For the plot, I want the predicted probabilities +/- 1.96 standard errors (that’s the 95% confidence interval; use `qnorm(0.975)`

if 1.96 is not precise enough). I extract and calculate the values for each line separately to better understand the code.

`predf <- preds$fit # predicted`

lower <- preds$fit - (1.96*preds$se.fit) # lower bounds

upper <- preds$fit + (1.96*preds$se.fit) # upper bounds

Finally the plot: It’s a simple line plot of the predicted probabilities plotted against the age (18 to 90). I choose not to show the borders of the plot, and then use `lines()`

twice to add the lower and upper bounds.

`plot(18:90, predf, type="l", ylab="Predicted Probability to Vote", xlab="Age", bty="n")`

lines(18:90, lower, lty=2)

lines(18:90, upper, lty=2)

Hi Didier,

This post is very Nice.

But i have one question, what is the difference between what you do and the visreg function, is exactly the same or existe differences? How can I interpret the Visreg function with continous and factor variables?

Thanks in advance

It seems you can pretty much do the same with library(visreg). There’s the argument to transform log(odds) to probabilities in visreg, too (scale=”response”). I guess doing it manually, as I do it in the post gives you easier control over the cases you compare. Put differently, I can choose specific cases with substantive meaning. I’m not sure I understand your second question on continuous and factor variables. I’d generally recommend using predict() to calculate the probabilities for specific (substantially meaningful) cases.

Thank you!!

The last question, when you make the plot of visreg for one variable that probability is estimated for the mean of the other variables, or for the median? Visreg calculate that probability for the mean or for the median of the sample?

I don´t know why the AMEs made with margins function do not coincide with the jumps of the plots made with visreg function. I think it is because the AMEs are obtained with the sample mean for the rest of the variables and Visreg for the median.

Thank you very very much

You’ll have to check the documentation of the visreg() function to get an answer to that, I’m afraid. As you note, there’s more than one way to do this.

Dear Didier,

Thank you so much for the post. Here is my question

What if I want to plot predicted probability of interaction variables between categoric variable [gender] and 3 level variable [income].
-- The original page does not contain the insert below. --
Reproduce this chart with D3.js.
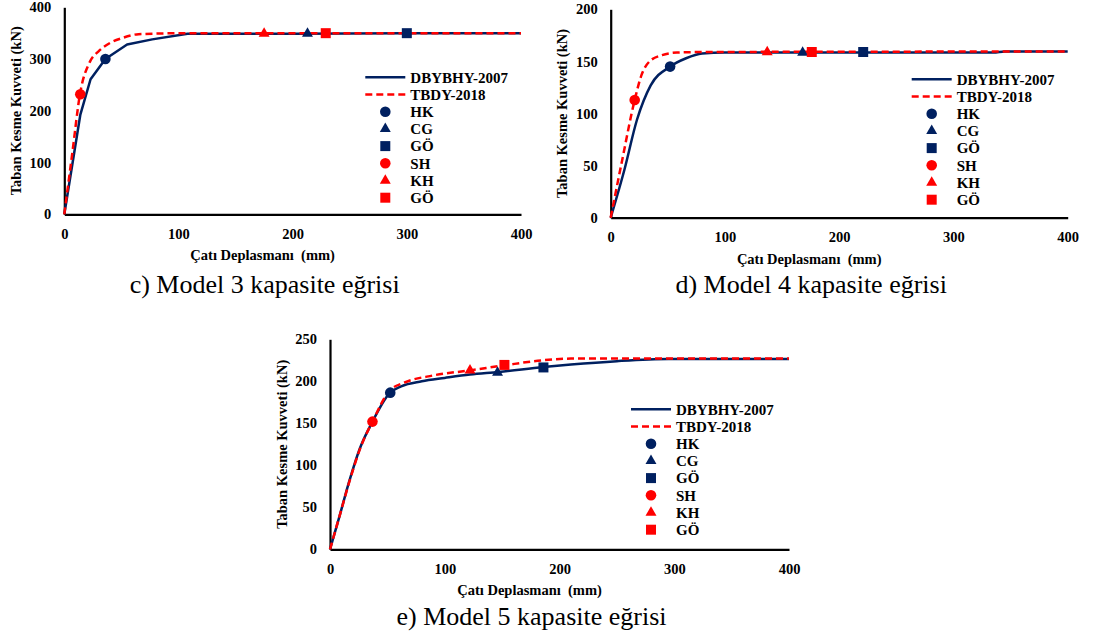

vote[Yes=1,No]~ gender[male=1,female=0] + income [low=0,middle=1,high=2] + age + education [high=1,low=0] +

location [urban=1, rural=0]+ gender [ref=Female] * income[ref=low].The interaction term is significant.

Hope this is clear. I look forward to hear from you :-)

Henry

I’m not sure I understand your question, Henry. If I understand you right, your variables are categorical (2 categories for gender, 3 categories for income). You can easily use the predicted values for each of the (2×3) possibilities. If you want to use a graph with so few actual predictions is another question: you’d have two lines defined by 3 income levels each, which is not really much for a line.

Thank you so much!!!

I spent so long looking for how to find confidence intervals for predicted probabilities and it turned out to be really easy. Really appreciate this.